If industry is to produce clean fuels via CO₂ conversion in a way that is sustainable and cost-effective, it needs catalysts that offer the optimum performance. These catalysts must be made from a material on which the chemical reaction yields as much product as possible, and on which this reaction can take place a vast number of times. ‘Industry has been using catalysts for more than 100 years, of course, but in fact, they were found on the basis of trial and error,’ says associate professor Irene Groot. She is using highly refined new technology to research what exactly happens at the atomic level during catalysis. She is also replicating the environmental conditions that would be found in a factory: high temperatures and high pressure.

The textbooks say that during heterogeneous catalysis the surface on which the reaction takes place does not change. Groot’s research, however, confirms highly remarkable recent insights that contradict this assertion. ‘A catalyst is alive,’ she concludes, partly on the basis of her own observations. ‘During and also just after the chemical reaction, the structure of the surface changes dramatically.’

A probe tip consisting of an atom

Groot’s research group makes discoveries of this kind by means of scanning tunnelling microscopy used under reaction conditions. This unique technique was developed in Leiden by her predecessor Joost Frenken. He decided to scan the surface of a catalyst with a microscope with a probe tip consisting of a single atom – that is to say, incredibly thin – while a reaction was taking place. This last point is particularly important: until that time, catalysis had often been investigated by looking at the state before and the state after the reaction, but never during the reaction itself.

Another feature of Groot’s research is that she replicates factory conditions during the reaction and the scan: high pressure and high temperatures. ‘We do so by placing the probe in a very small reactor; the rest of the microscope is situated around that reactor,’ explains Groot. ‘In the reactor, we can introduce gases and heat up the catalytic surface, which is also located in the reactor. This allows us to see clearly how the surface changes under the influence of the gases and high temperatures. We also use mass spectrometry to measure the reactor’s emissions, which provides information about what products are made during the reaction on the surface.’

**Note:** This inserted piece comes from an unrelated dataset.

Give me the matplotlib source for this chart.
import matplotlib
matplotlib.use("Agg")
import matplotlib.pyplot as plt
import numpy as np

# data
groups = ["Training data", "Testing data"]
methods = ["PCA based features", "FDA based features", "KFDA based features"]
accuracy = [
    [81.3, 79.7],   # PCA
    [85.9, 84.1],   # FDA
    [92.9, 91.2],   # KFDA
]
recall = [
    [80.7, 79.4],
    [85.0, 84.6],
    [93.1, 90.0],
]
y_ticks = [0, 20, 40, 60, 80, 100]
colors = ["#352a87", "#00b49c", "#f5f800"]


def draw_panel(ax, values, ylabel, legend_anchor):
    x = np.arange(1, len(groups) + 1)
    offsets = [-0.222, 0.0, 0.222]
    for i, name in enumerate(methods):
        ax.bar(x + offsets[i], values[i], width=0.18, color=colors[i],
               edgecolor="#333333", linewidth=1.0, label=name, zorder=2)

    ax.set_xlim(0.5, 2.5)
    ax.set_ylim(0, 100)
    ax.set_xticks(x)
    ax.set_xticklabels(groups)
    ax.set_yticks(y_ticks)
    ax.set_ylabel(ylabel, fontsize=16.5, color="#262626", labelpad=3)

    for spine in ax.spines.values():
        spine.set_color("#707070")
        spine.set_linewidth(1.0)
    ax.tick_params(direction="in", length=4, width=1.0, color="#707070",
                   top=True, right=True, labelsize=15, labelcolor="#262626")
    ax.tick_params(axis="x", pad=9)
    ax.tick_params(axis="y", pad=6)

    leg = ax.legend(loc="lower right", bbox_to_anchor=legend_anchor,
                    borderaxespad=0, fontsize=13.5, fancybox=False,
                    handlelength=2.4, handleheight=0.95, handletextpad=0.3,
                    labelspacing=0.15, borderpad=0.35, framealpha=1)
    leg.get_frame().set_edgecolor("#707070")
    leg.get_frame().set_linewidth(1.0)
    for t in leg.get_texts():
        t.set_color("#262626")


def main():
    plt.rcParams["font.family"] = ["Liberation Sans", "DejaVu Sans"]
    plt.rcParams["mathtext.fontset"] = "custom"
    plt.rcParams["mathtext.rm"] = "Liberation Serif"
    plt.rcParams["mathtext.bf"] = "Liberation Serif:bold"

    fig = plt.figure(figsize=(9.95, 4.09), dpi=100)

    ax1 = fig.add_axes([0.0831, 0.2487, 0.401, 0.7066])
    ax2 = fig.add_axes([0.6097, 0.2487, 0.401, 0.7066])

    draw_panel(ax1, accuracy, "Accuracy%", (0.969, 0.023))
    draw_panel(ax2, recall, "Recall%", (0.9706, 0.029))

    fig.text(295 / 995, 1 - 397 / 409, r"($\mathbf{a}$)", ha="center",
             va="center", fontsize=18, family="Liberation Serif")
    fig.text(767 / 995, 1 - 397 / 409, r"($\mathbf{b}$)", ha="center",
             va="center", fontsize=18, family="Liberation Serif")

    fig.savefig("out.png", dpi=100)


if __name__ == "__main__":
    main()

The differences revealed by this technique compared with catalysis under laboratory conditions are huge. Groot sees completely different structures arising on the catalytic surface under high pressure from under low pressure. ‘This is what we call the “pressure gap”. It indicates that a catalyst is alive; the catalyst isn’t “dead”, as people had assumed for a very long time. It plays an active part in the chemical reaction.’ Groot has also seen that after the reaction itself, the catalyst’s structure continues to change as the temperature and pressure decrease.

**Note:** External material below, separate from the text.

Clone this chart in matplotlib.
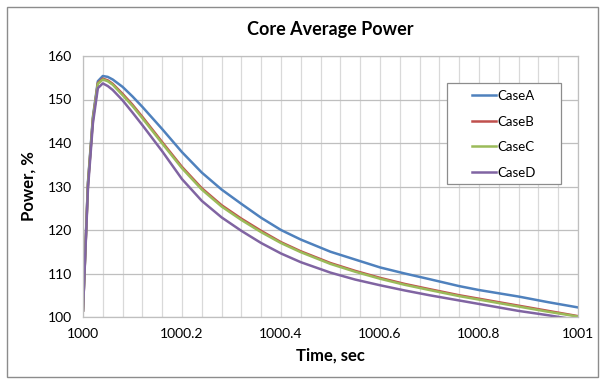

Leiden’s scanning tunnelling microscope is being further developed and marketed by a spin-off company, Leiden Probe Microscopy.

Developing new techniques

In addition to researching catalysis, Groot’s group also focuses on developing new techniques for studying catalytic surfaces. She was recently awarded a prestigious research grant to develop a technique that will clarify the atomic structure of the catalyst (where is each atom located?) and at the same time provide chemical information (which atoms are located on the surface?). This information will be collected while the reaction takes place. ‘We want to simultaneously look at the surface and determine which elements in the periodic system can be seen. This is theoretically possible, if you combine a scanning tunnelling microscope with X-rays. The microscope probe allows you to see the atoms, but you don’t know what their chemical composition is. When you radiate the catalytic surface with X-rays, you “knock” the electrons out of the atoms. For each chemical element, we know the specific X-ray wavelength at which this happens. The electrons that you knock out of the atoms with the X-rays are then captured with the microscope probe. The microscope probe thus acts as a kind of antenna, which receives chemical information about that one atom over which it is positioned. By scanning the surface with the probe while you also radiate it with X-rays, you can look at each atom to see where it is and which atom it is.

‘We started developing this new X-ray and probe technique two years ago, and now have a “proof of principle”. But this is only at room temperature and in an inert gas, that is to say, a gas that doesn’t react chemically with the catalyst. Our dream is that this grant will enable us to develop this technique so that it can be used for gases that do react with each other and at high temperatures.’

While Groot continues her research, she already has partnerships with companies such as Shell, DSM and Sabic, which are making use of her knowledge and findings.